In the 1980s, researchers such as Laurence Iannaccone studying political phenomena in schools led to the notion that leaders' political aspirations needed to be included as part of climate. During this decade, Wayne Hoy and his colleagues undertook a substantial revision of Halpin and Croft's OCDQ. In 1986, Wayne Hoy and Sharon Clover developed and tested a revised instrument, which reformulated hindrance as a principal characteristic, terming it restrictive behavior. In addition, production emphasis was labeled directive behavior. These behaviors—imposing administrative requirements and exercising direct control over teachers' work—appeared to capture political dimensions of the principal's role. The previous aloofness subscale was omitted and the consideration subscale termed supportive behavior.
For teachers, a collegial subscale extended the concept of esprit from taking pleasure in working together and enjoying each other's company to having respect for each other's professional competence. This concept appeared to enhance teachers' professional role, perhaps linked to growing teacher unionism. Two earlier dimensions, intimacy and disengagement, remained.
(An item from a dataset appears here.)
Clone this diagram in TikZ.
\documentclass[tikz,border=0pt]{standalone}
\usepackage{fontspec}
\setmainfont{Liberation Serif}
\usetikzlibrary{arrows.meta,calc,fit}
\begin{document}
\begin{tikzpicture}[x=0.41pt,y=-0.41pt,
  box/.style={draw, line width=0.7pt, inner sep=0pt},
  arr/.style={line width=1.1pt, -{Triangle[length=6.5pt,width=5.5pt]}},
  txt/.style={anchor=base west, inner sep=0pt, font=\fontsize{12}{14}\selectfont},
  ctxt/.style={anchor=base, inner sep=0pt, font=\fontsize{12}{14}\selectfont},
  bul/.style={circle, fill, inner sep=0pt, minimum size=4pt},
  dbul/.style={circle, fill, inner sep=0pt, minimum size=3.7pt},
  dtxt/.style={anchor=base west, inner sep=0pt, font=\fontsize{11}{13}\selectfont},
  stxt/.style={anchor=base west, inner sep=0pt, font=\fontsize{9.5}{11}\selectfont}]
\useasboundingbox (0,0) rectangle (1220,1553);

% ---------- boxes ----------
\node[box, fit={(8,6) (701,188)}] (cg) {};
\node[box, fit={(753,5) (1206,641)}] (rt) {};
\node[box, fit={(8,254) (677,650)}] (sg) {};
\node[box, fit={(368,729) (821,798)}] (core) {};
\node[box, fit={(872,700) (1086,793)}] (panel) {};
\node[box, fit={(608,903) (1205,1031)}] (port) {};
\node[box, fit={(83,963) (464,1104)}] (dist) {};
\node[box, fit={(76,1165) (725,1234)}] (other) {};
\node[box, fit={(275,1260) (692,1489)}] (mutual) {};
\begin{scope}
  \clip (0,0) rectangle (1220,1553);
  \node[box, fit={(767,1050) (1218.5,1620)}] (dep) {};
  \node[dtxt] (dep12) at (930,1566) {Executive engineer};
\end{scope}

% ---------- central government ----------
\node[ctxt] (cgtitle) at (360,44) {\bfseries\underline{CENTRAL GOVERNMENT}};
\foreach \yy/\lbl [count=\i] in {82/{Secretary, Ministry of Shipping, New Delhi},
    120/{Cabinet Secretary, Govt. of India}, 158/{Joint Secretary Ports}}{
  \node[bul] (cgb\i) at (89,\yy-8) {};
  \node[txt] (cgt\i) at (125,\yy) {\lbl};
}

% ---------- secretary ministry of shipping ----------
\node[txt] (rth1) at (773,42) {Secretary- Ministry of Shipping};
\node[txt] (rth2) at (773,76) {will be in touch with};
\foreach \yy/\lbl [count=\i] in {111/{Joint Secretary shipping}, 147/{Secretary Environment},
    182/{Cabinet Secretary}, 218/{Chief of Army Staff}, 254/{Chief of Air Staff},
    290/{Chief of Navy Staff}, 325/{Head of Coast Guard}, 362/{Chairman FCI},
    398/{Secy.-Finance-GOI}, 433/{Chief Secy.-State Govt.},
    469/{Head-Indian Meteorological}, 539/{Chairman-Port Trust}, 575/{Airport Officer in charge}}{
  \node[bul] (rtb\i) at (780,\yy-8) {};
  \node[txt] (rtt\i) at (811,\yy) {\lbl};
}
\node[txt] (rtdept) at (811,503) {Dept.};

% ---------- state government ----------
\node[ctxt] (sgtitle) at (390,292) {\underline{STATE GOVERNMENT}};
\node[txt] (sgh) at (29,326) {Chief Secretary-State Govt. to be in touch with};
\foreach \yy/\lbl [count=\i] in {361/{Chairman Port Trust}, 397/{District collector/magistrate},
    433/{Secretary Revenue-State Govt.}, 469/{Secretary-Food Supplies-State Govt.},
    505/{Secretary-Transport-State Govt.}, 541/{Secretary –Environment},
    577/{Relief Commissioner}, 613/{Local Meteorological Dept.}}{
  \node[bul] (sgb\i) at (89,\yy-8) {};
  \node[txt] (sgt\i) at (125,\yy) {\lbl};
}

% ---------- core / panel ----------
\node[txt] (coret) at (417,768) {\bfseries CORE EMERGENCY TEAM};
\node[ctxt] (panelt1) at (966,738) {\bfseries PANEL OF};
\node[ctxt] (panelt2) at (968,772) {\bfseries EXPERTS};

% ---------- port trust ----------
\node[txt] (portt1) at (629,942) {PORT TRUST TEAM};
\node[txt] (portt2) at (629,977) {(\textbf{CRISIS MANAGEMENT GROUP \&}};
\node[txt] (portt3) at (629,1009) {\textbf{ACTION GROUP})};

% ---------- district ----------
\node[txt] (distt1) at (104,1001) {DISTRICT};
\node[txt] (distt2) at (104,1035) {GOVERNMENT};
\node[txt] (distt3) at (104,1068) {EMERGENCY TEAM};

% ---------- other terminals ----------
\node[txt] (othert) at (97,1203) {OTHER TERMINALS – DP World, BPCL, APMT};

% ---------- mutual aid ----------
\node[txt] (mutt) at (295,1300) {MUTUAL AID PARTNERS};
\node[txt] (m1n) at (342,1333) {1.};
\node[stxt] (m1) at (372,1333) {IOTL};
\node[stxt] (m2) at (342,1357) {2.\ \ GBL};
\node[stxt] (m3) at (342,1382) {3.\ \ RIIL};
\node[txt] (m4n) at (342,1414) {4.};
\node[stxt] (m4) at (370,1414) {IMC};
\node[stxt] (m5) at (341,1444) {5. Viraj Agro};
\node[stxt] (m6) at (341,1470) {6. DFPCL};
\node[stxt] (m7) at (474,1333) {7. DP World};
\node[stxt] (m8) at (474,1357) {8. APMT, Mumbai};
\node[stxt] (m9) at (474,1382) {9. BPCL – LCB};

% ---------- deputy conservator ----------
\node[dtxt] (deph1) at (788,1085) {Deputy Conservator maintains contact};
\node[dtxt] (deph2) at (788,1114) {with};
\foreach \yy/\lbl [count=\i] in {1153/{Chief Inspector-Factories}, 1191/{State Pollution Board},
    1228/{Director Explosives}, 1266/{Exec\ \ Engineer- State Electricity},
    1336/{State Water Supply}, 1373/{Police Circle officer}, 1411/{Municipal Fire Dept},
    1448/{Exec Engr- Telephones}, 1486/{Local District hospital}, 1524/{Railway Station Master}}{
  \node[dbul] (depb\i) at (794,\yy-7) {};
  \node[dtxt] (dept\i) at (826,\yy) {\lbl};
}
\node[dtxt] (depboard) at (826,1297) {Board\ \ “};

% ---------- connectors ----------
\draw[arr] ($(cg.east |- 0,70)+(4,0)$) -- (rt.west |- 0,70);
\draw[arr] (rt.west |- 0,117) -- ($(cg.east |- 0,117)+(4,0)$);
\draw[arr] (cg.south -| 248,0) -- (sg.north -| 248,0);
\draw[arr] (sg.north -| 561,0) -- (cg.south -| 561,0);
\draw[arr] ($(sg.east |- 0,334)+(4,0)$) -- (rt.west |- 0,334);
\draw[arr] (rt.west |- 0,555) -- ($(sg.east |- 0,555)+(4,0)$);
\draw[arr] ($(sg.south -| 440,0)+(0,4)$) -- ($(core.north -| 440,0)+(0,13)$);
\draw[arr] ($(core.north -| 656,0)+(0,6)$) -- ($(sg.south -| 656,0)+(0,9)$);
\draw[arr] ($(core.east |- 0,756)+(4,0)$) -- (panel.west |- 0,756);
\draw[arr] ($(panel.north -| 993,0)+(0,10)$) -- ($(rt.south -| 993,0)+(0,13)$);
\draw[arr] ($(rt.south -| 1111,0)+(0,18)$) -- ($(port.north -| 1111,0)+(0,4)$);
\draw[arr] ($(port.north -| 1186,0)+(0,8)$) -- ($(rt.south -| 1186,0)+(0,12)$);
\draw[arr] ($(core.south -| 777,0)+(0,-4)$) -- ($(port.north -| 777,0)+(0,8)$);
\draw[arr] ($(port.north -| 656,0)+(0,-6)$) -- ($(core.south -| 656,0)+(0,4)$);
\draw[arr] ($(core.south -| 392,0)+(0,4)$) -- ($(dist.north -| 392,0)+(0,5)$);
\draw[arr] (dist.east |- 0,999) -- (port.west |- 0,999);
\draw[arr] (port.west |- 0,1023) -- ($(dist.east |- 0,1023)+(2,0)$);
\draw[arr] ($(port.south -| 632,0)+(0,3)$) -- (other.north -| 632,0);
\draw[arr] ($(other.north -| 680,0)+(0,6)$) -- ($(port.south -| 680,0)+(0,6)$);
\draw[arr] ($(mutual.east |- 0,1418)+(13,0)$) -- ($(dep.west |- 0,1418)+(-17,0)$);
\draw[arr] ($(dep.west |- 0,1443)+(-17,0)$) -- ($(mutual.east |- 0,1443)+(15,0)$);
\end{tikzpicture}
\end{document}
An open-closed continuum was proposed, with fewer climate constellations than Halpin and Croft (open, engaged, disengaged and closed). A revised instrument at the high school level also defined characteristics of principal and teacher behavior and an open-closed continuum. In the 1990s, Hoy and colleagues' work expanded to using an organizational health metaphor to study school climate. This work reflected developments in organizational theory at the time, which emphasized the organization's relationship with its environment. In an unhealthy climate, schools were vulnerable to debilitating outside forces and marked by ineffective leadership and low teacher morale.